WHAT TO DO: Pull every line of the entries that has the word "diagram".
# start of GIVEN RECORDS
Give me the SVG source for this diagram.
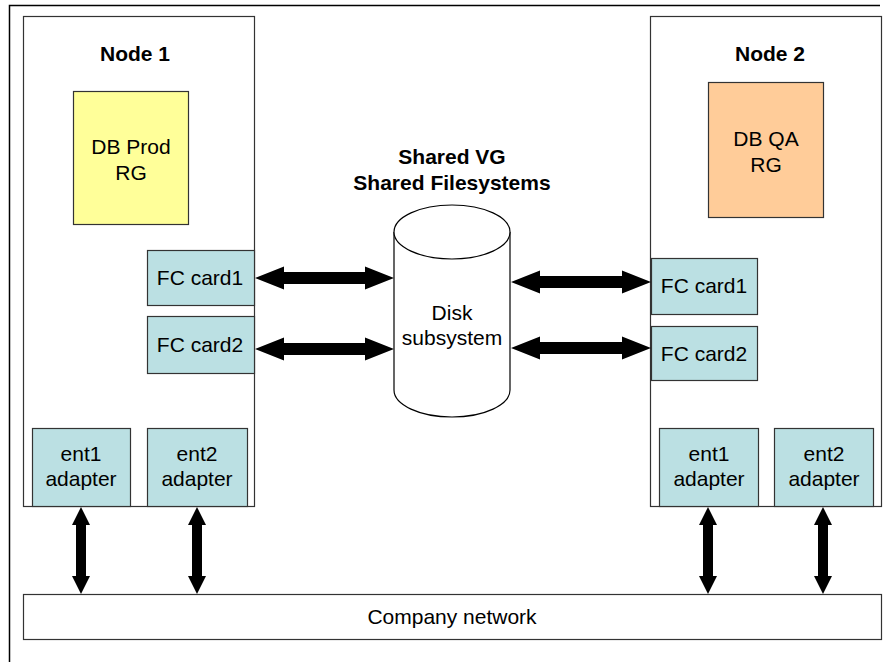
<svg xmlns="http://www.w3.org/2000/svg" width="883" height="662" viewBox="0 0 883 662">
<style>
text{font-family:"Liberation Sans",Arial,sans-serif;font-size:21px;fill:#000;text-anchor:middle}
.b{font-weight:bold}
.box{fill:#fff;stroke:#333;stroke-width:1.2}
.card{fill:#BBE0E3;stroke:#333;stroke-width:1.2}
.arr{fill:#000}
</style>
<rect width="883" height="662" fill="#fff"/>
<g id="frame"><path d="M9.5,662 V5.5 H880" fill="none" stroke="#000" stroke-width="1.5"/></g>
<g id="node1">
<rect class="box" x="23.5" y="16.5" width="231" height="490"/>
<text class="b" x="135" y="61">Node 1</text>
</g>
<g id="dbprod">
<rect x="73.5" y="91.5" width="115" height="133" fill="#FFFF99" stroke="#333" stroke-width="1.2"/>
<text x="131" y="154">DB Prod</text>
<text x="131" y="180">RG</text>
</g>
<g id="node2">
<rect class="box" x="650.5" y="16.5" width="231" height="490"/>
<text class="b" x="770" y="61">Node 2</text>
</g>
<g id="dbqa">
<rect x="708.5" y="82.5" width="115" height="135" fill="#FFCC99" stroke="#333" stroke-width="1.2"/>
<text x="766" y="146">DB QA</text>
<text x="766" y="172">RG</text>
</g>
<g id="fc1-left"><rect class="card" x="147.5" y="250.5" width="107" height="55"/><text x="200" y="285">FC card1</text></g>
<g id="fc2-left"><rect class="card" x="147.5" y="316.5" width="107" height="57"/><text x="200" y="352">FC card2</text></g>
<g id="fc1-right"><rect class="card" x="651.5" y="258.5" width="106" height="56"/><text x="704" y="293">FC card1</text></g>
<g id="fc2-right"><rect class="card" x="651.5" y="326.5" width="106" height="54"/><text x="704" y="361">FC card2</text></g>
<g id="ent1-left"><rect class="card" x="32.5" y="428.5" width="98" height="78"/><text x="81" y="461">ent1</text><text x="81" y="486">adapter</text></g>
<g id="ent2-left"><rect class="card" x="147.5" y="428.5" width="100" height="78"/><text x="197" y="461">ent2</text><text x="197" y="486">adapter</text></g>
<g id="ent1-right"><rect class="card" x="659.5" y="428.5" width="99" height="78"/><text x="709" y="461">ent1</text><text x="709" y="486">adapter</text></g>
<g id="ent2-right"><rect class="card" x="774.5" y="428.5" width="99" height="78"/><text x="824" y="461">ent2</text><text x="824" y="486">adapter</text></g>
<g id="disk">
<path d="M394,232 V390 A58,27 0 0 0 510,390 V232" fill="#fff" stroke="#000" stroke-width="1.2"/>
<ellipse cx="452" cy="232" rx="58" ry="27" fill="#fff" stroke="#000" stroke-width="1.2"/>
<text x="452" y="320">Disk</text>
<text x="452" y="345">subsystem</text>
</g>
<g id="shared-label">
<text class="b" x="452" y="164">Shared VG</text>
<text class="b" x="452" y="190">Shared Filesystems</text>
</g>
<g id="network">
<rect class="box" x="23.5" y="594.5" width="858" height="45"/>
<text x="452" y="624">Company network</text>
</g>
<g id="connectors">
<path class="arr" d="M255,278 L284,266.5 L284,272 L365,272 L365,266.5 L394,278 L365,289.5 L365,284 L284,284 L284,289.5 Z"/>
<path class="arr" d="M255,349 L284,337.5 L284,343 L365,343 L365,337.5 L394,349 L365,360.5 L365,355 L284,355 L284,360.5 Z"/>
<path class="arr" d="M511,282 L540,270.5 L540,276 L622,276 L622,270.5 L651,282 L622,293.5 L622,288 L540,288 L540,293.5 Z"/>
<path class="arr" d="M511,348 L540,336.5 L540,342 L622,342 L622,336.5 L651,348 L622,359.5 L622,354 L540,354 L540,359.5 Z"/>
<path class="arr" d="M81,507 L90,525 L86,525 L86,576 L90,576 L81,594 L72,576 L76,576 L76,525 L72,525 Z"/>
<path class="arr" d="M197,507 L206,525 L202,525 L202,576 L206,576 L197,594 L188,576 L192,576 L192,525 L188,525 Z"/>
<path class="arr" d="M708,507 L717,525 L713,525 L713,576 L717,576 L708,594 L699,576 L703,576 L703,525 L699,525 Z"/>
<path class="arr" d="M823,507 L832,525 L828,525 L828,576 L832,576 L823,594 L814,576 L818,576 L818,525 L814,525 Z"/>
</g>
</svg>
# end of GIVEN RECORDS
# start of GIVEN RECORDS
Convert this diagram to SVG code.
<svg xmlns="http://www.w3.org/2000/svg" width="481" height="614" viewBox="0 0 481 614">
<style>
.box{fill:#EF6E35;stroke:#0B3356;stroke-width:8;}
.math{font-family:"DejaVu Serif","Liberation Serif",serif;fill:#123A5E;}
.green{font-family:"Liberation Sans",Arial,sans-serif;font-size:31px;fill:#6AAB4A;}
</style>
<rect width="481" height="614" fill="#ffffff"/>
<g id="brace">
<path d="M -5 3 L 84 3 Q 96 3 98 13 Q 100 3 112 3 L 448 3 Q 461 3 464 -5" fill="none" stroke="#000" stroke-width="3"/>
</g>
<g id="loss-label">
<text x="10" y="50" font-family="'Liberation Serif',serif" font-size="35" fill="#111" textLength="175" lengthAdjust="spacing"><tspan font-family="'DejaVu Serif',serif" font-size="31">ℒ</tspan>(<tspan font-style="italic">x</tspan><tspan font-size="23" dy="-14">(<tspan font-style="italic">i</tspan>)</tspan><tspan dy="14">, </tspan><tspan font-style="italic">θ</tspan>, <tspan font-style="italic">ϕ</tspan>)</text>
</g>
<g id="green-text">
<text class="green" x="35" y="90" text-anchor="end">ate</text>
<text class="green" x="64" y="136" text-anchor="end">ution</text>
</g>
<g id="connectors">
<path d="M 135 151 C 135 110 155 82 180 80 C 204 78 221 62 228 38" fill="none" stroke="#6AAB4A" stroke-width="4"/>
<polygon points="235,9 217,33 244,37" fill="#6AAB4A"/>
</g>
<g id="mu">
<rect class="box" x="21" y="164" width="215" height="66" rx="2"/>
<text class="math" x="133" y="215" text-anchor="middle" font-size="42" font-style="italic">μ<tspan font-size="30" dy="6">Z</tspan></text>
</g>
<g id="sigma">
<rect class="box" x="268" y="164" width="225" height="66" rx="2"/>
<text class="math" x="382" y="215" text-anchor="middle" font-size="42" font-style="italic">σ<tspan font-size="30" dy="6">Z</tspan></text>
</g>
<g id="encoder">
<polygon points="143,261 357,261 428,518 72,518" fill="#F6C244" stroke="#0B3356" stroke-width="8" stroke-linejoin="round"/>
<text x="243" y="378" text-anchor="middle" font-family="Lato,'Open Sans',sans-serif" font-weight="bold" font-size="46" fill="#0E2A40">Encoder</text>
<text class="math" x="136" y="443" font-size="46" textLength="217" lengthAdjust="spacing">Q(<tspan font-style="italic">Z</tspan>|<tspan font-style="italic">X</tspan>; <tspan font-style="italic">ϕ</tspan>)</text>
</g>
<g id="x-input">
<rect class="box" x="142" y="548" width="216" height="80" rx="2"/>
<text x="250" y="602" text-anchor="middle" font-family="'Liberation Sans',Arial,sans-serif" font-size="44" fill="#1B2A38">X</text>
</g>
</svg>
# end of GIVEN RECORDS
WRITTEN RESPONSE:
Give me the SVG source for this diagram.
Convert this diagram to SVG code.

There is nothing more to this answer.